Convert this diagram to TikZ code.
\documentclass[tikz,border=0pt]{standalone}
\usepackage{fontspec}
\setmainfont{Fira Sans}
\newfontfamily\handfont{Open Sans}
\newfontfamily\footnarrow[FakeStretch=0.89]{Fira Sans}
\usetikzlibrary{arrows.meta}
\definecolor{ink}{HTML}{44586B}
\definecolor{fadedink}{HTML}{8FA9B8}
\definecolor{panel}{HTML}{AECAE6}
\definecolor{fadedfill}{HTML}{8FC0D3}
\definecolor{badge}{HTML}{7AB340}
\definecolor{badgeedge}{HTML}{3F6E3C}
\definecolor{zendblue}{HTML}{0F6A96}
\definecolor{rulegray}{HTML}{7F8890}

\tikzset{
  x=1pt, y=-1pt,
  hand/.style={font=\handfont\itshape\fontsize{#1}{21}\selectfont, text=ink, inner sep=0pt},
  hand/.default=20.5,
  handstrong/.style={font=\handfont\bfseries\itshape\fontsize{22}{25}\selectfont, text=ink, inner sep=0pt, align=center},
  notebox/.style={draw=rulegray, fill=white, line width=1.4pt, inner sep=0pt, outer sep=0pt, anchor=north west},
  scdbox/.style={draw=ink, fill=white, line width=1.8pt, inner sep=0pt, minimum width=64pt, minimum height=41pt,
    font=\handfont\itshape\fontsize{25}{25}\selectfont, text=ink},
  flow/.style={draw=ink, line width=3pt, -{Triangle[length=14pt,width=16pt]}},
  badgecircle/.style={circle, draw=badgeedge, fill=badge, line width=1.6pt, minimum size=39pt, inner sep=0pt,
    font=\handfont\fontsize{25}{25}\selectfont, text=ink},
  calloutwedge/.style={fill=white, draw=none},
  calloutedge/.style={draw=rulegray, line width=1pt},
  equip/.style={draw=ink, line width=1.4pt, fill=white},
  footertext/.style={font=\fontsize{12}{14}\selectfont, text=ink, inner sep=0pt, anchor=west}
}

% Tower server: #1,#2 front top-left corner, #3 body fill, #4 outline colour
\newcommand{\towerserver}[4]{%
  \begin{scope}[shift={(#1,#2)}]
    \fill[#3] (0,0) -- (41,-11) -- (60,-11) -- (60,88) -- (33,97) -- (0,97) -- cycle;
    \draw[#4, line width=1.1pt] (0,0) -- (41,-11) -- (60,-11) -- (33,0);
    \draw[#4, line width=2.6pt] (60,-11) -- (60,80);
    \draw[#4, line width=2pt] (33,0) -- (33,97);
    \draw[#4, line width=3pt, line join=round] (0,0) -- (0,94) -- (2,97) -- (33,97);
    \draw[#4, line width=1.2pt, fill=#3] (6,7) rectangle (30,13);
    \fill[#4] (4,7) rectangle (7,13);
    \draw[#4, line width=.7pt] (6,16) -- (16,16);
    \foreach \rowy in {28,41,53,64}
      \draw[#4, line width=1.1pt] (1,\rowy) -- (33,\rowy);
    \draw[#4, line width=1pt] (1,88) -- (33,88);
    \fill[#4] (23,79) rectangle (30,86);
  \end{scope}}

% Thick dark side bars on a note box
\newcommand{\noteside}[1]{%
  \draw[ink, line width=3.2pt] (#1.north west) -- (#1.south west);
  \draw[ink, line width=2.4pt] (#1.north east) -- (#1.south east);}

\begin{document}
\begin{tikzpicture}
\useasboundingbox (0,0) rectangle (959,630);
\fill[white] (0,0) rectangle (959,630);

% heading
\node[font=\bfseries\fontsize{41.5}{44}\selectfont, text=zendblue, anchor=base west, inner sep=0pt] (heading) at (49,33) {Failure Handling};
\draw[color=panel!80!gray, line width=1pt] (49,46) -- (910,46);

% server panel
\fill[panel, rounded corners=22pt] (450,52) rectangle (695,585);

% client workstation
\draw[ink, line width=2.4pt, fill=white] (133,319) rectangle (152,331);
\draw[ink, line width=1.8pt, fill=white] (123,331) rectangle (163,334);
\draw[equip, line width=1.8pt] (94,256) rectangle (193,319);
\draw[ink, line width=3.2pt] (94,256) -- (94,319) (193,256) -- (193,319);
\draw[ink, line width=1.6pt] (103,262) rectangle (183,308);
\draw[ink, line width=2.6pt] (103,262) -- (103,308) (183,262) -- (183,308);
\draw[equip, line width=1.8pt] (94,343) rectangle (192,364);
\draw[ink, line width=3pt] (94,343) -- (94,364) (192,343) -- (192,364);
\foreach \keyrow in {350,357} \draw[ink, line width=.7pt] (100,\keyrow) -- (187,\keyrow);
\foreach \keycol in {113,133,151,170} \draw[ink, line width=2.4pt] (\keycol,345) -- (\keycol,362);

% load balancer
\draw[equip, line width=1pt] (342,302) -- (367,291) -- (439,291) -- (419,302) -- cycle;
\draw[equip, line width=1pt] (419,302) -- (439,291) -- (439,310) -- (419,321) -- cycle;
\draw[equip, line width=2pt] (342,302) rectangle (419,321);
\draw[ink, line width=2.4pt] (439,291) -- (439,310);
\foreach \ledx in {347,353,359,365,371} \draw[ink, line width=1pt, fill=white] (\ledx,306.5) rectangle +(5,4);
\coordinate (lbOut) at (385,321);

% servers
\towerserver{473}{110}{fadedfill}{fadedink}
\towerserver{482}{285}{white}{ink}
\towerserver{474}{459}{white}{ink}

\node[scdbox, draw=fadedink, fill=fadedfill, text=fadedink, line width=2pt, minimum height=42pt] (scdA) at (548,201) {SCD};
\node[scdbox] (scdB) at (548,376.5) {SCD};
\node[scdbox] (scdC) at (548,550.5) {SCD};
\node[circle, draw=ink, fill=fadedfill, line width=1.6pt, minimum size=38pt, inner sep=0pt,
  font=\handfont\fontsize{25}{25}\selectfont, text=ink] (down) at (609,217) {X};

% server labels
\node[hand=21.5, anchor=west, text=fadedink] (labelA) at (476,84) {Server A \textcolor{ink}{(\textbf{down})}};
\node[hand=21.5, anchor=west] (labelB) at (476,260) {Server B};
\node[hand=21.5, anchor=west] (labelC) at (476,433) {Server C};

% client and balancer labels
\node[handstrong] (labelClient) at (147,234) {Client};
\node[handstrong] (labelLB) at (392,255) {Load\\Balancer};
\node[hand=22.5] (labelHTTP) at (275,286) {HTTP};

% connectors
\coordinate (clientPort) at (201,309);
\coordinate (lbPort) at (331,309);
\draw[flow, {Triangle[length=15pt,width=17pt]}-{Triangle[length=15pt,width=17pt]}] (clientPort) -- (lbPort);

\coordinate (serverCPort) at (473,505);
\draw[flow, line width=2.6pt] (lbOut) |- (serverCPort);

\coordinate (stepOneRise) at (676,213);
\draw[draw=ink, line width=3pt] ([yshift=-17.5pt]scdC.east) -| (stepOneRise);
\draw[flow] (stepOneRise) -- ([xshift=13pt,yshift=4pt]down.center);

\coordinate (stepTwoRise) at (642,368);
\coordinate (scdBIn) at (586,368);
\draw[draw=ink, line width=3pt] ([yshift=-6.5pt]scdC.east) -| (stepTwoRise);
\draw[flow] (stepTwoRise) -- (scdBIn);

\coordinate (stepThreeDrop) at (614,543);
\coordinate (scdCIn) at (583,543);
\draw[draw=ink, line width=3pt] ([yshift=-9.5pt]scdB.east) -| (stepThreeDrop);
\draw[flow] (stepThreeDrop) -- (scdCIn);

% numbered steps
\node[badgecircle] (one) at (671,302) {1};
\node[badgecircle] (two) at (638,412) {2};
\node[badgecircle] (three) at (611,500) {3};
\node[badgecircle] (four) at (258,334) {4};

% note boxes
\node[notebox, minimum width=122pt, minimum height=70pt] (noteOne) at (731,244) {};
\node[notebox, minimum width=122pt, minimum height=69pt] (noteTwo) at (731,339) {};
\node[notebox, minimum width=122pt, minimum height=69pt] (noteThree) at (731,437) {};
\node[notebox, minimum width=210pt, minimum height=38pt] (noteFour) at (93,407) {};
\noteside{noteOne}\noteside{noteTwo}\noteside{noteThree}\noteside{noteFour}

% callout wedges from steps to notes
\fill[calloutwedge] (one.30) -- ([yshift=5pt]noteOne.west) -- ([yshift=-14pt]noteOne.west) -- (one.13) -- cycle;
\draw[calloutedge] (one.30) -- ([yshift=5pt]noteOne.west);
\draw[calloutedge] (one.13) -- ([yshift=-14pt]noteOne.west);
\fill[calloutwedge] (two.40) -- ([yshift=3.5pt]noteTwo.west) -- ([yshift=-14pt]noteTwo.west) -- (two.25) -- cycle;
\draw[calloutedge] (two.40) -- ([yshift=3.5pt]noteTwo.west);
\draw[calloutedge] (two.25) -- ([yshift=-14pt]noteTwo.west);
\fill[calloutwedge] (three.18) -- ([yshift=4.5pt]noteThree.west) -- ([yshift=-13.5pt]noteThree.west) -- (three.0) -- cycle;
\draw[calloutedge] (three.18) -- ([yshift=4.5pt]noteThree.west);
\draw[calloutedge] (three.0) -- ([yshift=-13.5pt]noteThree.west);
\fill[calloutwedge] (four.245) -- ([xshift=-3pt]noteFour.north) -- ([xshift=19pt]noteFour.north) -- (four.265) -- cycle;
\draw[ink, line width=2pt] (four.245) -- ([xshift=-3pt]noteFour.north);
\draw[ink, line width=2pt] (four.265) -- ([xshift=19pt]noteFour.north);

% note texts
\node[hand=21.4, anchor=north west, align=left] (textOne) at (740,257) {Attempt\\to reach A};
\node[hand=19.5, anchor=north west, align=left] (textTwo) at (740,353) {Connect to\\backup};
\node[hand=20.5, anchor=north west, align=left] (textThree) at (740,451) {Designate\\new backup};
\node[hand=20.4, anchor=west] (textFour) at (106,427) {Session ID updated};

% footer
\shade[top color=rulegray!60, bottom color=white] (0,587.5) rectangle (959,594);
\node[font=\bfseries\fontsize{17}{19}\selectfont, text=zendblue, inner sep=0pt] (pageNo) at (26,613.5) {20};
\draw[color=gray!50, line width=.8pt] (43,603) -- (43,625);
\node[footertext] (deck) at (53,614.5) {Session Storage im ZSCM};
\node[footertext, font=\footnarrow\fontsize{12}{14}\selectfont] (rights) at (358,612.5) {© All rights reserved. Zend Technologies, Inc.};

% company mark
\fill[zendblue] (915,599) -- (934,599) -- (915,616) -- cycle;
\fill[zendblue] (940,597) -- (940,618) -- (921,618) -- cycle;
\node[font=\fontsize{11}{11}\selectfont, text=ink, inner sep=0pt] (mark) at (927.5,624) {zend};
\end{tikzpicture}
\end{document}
...
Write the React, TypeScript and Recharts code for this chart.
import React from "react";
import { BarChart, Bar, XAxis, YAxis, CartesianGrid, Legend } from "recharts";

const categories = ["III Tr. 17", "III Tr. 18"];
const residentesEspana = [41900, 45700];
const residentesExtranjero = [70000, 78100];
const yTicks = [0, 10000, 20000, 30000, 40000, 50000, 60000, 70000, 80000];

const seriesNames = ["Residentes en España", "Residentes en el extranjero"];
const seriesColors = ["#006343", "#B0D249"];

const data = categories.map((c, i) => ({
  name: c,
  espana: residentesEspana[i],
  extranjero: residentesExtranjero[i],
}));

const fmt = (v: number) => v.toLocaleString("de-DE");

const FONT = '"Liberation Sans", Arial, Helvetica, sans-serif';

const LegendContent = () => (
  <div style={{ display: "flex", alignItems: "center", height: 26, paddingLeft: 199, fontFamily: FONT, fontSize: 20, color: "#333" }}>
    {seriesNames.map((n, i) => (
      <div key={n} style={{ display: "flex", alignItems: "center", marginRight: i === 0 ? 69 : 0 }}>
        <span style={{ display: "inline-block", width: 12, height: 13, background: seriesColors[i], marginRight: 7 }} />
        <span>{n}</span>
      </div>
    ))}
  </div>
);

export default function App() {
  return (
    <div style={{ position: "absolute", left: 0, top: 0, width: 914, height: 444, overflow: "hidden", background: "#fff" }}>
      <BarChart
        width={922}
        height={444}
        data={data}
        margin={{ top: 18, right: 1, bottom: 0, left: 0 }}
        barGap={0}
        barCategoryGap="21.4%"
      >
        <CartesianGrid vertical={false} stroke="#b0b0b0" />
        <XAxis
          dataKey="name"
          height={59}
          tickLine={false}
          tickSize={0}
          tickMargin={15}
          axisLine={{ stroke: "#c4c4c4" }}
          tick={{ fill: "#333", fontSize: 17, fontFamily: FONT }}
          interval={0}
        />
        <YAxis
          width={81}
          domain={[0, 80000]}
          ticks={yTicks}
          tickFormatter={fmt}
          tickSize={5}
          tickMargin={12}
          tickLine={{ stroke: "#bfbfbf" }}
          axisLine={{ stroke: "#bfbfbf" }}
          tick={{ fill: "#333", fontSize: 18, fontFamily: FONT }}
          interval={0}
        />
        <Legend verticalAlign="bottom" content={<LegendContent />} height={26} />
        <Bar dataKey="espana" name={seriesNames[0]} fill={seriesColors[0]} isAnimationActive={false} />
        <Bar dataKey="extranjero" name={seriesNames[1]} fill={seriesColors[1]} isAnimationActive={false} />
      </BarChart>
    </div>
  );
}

▶ [Written exercise]: This exercise asks for the lines from the line with "Write the React, TypeScript" to the line with "Arial, Helvetica, sans-serif';", both lines included, set down exactly and with nothing else.

▶ [Result]:
Write the React, TypeScript and Recharts code for this chart.
import React from "react";
import { BarChart, Bar, XAxis, YAxis, CartesianGrid, Legend } from "recharts";

const categories = ["III Tr. 17", "III Tr. 18"];
const residentesEspana = [41900, 45700];
const residentesExtranjero = [70000, 78100];
const yTicks = [0, 10000, 20000, 30000, 40000, 50000, 60000, 70000, 80000];

const seriesNames = ["Residentes en España", "Residentes en el extranjero"];
const seriesColors = ["#006343", "#B0D249"];

const data = categories.map((c, i) => ({
  name: c,
  espana: residentesEspana[i],
  extranjero: residentesExtranjero[i],
}));

const fmt = (v: number) => v.toLocaleString("de-DE");

const FONT = '"Liberation Sans", Arial, Helvetica, sans-serif';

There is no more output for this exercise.